***** Stored records
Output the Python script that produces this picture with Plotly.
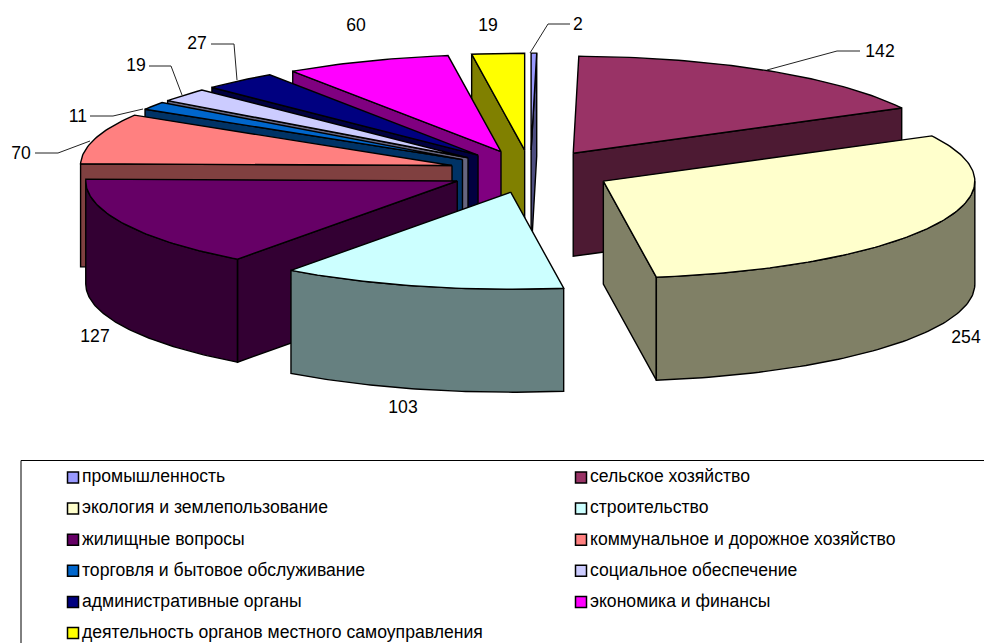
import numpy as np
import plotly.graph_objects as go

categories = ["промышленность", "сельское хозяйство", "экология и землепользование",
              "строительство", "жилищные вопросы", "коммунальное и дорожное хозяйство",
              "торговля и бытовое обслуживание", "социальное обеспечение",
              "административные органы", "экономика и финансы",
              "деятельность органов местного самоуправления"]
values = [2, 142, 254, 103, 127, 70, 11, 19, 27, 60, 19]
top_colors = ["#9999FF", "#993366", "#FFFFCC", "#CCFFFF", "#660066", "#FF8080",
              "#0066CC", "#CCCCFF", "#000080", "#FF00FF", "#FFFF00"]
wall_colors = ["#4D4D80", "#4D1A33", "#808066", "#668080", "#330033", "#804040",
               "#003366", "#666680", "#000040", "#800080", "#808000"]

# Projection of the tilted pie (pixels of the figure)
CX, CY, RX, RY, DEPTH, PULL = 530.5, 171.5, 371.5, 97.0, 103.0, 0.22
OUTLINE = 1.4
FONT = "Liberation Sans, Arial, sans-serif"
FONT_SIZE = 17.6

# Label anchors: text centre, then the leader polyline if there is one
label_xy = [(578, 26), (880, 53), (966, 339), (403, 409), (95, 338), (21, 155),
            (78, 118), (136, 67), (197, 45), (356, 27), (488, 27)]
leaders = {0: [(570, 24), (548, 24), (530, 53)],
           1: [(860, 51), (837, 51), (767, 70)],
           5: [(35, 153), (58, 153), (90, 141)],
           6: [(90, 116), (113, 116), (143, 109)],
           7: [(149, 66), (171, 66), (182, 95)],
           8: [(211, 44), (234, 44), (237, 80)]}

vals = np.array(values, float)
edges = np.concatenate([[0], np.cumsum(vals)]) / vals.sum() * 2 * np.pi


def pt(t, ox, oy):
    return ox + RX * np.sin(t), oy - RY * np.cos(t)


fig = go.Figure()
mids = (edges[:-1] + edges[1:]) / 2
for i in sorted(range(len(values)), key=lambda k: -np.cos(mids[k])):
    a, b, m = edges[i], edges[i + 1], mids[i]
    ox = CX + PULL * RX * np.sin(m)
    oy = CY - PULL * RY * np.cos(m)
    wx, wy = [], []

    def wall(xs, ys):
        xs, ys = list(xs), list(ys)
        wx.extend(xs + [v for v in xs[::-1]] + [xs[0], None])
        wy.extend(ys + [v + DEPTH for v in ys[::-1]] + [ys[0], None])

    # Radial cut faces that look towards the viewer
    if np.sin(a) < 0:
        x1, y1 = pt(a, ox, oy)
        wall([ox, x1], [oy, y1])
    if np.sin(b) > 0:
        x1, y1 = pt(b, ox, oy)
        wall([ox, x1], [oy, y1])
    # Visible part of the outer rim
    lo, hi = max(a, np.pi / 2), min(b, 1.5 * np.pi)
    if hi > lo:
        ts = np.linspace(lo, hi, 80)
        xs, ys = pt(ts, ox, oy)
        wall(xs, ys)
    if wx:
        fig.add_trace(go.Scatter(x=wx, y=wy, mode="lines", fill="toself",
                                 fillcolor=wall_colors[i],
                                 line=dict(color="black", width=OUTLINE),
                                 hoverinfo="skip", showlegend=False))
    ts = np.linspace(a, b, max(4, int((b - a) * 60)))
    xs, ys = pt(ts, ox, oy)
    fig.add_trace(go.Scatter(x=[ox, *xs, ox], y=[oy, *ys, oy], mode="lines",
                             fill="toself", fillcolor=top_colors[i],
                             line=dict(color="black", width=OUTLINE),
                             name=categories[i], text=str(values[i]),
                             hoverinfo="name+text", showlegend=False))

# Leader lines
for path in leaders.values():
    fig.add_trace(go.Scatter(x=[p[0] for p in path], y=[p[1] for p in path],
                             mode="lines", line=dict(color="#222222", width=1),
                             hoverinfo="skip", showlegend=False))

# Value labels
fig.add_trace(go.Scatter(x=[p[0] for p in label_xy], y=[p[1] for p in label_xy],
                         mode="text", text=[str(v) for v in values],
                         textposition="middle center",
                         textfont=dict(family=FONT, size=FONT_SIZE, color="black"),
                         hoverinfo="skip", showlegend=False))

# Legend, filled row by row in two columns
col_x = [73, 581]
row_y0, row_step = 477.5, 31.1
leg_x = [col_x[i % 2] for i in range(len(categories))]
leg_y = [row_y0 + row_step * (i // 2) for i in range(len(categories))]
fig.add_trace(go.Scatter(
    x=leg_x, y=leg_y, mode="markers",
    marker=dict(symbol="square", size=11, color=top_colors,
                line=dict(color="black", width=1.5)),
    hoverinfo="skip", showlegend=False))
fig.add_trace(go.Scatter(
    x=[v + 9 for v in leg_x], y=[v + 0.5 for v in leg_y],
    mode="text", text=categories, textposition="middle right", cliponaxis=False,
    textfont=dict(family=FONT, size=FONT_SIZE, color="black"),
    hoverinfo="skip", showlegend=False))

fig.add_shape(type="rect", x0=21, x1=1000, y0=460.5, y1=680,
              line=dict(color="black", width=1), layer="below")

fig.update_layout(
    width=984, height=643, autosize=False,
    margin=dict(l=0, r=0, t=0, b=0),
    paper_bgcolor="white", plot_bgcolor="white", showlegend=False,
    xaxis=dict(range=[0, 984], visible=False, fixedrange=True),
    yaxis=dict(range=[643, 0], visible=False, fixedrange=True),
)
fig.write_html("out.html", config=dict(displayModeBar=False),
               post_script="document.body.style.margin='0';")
**********
***** Stored records
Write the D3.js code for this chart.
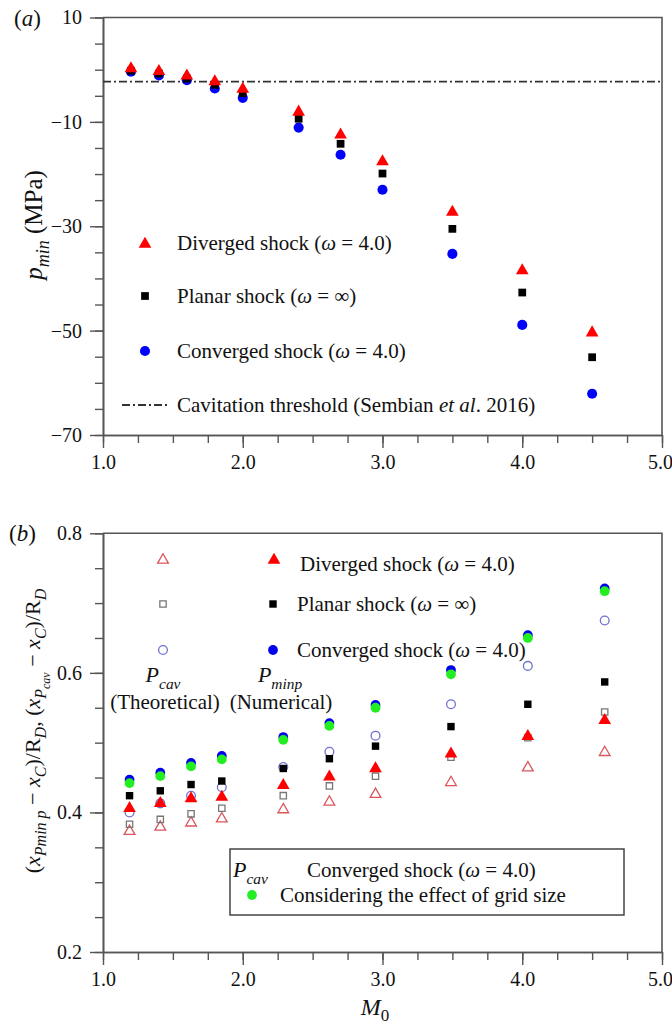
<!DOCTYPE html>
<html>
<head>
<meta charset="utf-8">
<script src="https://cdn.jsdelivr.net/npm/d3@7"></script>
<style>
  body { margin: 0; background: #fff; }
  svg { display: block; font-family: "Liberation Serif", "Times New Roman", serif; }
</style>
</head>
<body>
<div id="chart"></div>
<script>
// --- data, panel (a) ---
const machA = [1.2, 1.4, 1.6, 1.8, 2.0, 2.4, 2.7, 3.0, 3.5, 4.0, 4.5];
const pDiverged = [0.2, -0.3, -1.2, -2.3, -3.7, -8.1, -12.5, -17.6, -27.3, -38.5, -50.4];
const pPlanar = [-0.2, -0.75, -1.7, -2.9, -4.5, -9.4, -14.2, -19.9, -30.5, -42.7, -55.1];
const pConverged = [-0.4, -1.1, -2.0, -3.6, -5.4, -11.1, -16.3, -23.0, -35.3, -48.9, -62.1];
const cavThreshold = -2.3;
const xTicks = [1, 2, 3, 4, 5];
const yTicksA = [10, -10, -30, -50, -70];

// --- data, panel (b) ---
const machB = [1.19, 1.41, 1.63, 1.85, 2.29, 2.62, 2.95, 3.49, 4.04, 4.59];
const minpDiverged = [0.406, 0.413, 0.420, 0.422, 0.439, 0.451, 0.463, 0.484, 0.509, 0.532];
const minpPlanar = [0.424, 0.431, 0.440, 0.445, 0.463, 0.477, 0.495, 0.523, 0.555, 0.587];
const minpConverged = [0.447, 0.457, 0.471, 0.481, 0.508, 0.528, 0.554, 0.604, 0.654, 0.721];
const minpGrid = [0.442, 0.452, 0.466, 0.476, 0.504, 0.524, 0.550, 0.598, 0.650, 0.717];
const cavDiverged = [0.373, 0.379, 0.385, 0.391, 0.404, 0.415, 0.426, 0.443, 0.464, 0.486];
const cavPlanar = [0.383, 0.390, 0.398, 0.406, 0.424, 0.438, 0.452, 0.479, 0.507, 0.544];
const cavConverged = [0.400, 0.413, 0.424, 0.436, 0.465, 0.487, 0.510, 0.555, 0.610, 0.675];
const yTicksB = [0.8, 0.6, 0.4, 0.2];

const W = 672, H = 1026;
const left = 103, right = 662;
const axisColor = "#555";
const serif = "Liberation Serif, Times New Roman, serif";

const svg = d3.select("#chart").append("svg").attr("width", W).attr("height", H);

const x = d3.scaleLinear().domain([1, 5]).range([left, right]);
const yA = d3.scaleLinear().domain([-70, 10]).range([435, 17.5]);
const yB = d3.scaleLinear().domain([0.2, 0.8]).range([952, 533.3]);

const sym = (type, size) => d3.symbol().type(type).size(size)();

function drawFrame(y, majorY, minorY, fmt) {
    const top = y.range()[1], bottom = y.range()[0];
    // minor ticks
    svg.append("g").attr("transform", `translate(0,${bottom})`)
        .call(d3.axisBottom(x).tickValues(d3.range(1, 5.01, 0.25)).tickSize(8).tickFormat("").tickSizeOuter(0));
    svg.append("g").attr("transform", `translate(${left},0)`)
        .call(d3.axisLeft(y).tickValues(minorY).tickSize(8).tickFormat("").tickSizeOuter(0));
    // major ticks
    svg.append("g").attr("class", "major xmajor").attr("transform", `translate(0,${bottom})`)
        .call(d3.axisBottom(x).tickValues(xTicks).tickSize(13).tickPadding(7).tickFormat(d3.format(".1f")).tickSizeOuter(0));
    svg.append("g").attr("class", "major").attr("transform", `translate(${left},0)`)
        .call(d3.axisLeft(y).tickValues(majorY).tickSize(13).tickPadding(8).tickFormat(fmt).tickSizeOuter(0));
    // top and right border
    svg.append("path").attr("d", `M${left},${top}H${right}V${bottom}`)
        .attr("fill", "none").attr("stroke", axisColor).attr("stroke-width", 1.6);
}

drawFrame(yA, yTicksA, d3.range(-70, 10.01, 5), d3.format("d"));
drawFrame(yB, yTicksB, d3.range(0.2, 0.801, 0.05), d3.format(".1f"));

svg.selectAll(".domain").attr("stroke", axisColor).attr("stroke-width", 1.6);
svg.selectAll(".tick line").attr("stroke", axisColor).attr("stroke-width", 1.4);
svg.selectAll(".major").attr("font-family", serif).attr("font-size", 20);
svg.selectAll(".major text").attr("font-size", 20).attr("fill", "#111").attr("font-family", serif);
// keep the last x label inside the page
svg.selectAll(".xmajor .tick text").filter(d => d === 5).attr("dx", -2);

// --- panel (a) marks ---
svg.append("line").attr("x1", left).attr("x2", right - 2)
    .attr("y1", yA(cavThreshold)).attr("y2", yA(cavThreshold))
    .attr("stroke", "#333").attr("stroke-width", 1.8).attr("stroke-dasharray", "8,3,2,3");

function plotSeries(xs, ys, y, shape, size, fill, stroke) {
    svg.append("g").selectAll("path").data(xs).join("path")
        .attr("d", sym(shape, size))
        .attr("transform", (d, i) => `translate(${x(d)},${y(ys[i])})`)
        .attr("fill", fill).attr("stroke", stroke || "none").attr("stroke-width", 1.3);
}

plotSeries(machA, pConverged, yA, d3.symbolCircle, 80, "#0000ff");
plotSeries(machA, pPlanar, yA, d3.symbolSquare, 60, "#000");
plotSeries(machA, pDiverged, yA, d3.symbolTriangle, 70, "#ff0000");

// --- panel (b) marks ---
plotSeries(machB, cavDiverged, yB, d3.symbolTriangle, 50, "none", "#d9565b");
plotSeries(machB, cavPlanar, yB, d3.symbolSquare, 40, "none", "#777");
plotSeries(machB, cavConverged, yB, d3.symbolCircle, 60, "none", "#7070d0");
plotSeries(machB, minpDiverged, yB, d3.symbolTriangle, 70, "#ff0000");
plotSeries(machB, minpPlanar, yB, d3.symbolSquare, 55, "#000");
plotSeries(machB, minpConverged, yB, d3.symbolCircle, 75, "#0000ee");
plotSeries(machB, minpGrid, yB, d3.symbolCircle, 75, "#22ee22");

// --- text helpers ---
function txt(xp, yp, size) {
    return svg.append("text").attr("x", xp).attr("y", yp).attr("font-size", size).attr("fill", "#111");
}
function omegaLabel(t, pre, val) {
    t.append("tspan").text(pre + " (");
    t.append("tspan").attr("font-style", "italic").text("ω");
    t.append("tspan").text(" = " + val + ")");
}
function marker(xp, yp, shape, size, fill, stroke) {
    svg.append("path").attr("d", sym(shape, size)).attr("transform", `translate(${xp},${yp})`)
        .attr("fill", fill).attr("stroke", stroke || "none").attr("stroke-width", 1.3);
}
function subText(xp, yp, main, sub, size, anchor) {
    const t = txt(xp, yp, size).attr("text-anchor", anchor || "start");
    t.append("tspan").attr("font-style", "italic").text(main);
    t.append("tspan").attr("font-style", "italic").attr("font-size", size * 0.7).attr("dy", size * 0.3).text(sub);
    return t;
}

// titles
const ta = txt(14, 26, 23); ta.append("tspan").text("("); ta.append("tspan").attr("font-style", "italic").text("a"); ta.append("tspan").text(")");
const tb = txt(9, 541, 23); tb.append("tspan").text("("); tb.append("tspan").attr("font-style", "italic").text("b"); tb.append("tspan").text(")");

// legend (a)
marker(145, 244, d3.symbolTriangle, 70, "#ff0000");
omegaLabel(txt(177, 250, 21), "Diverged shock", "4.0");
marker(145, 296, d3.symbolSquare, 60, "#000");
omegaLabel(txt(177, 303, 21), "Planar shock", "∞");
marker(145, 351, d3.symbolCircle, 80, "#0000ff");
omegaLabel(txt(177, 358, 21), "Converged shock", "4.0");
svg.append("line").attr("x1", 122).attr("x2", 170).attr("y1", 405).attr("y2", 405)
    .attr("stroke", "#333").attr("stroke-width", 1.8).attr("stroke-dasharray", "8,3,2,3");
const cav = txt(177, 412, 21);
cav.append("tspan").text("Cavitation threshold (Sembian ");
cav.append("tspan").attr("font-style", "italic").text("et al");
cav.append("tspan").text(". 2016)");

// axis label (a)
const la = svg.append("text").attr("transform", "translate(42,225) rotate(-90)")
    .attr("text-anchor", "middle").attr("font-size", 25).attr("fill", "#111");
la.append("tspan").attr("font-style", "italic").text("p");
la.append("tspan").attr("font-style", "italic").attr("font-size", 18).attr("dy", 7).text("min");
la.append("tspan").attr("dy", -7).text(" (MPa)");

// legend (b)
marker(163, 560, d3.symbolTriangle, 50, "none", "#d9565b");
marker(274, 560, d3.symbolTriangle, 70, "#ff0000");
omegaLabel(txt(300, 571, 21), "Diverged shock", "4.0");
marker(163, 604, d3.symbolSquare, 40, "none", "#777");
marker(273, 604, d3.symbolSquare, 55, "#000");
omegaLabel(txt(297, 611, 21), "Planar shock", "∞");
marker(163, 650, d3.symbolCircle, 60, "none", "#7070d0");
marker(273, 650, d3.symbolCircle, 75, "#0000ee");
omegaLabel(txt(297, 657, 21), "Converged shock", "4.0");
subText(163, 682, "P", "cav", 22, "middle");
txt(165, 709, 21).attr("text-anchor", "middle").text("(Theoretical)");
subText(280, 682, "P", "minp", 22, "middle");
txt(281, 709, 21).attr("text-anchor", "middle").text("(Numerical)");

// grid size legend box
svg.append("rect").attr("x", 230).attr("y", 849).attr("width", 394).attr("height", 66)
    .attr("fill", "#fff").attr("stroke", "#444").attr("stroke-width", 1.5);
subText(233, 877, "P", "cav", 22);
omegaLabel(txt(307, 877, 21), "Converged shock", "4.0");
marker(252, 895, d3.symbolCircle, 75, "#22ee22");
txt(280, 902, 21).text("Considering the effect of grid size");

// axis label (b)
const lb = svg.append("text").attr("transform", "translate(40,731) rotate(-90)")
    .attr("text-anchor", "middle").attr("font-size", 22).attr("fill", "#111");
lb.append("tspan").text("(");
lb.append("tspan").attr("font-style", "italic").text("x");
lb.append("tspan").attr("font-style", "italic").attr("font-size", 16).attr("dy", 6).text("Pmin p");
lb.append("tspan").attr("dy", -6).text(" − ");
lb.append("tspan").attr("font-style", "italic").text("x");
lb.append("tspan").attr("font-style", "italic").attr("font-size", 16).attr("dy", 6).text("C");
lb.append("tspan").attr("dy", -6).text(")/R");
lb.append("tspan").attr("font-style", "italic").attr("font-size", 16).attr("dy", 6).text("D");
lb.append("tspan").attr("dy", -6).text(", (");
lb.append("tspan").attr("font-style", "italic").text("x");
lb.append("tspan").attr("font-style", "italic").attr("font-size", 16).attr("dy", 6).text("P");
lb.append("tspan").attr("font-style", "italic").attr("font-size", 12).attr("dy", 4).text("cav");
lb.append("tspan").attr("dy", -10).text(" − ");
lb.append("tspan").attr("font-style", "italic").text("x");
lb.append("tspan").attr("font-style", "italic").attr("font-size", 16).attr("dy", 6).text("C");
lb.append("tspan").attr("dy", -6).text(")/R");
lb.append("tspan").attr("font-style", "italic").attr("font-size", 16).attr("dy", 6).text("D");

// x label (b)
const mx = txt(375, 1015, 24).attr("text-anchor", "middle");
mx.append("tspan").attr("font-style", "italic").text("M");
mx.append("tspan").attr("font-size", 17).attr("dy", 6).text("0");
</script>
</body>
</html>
**********
* [Direction]: In the listing above, find the line with "Write the D3.js code for this chart." and the line with "const sym = (type, size)". Copy exactly those two and every line between, without the pictures.

* [Exercise result]:
Write the D3.js code for this chart.
<!DOCTYPE html>
<html>
<head>
<meta charset="utf-8">
<script src="https://cdn.jsdelivr.net/npm/d3@7"></script>
<style>
  body { margin: 0; background: #fff; }
  svg { display: block; font-family: "Liberation Serif", "Times New Roman", serif; }
</style>
</head>
<body>
<div id="chart"></div>
<script>
// --- data, panel (a) ---
const machA = [1.2, 1.4, 1.6, 1.8, 2.0, 2.4, 2.7, 3.0, 3.5, 4.0, 4.5];
const pDiverged = [0.2, -0.3, -1.2, -2.3, -3.7, -8.1, -12.5, -17.6, -27.3, -38.5, -50.4];
const pPlanar = [-0.2, -0.75, -1.7, -2.9, -4.5, -9.4, -14.2, -19.9, -30.5, -42.7, -55.1];
const pConverged = [-0.4, -1.1, -2.0, -3.6, -5.4, -11.1, -16.3, -23.0, -35.3, -48.9, -62.1];
const cavThreshold = -2.3;
const xTicks = [1, 2, 3, 4, 5];
const yTicksA = [10, -10, -30, -50, -70];

// --- data, panel (b) ---
const machB = [1.19, 1.41, 1.63, 1.85, 2.29, 2.62, 2.95, 3.49, 4.04, 4.59];
const minpDiverged = [0.406, 0.413, 0.420, 0.422, 0.439, 0.451, 0.463, 0.484, 0.509, 0.532];
const minpPlanar = [0.424, 0.431, 0.440, 0.445, 0.463, 0.477, 0.495, 0.523, 0.555, 0.587];
const minpConverged = [0.447, 0.457, 0.471, 0.481, 0.508, 0.528, 0.554, 0.604, 0.654, 0.721];
const minpGrid = [0.442, 0.452, 0.466, 0.476, 0.504, 0.524, 0.550, 0.598, 0.650, 0.717];
const cavDiverged = [0.373, 0.379, 0.385, 0.391, 0.404, 0.415, 0.426, 0.443, 0.464, 0.486];
const cavPlanar = [0.383, 0.390, 0.398, 0.406, 0.424, 0.438, 0.452, 0.479, 0.507, 0.544];
const cavConverged = [0.400, 0.413, 0.424, 0.436, 0.465, 0.487, 0.510, 0.555, 0.610, 0.675];
const yTicksB = [0.8, 0.6, 0.4, 0.2];

const W = 672, H = 1026;
const left = 103, right = 662;
const axisColor = "#555";
const serif = "Liberation Serif, Times New Roman, serif";

const svg = d3.select("#chart").append("svg").attr("width", W).attr("height", H);

const x = d3.scaleLinear().domain([1, 5]).range([left, right]);
const yA = d3.scaleLinear().domain([-70, 10]).range([435, 17.5]);
const yB = d3.scaleLinear().domain([0.2, 0.8]).range([952, 533.3]);

const sym = (type, size) => d3.symbol().type(type).size(size)();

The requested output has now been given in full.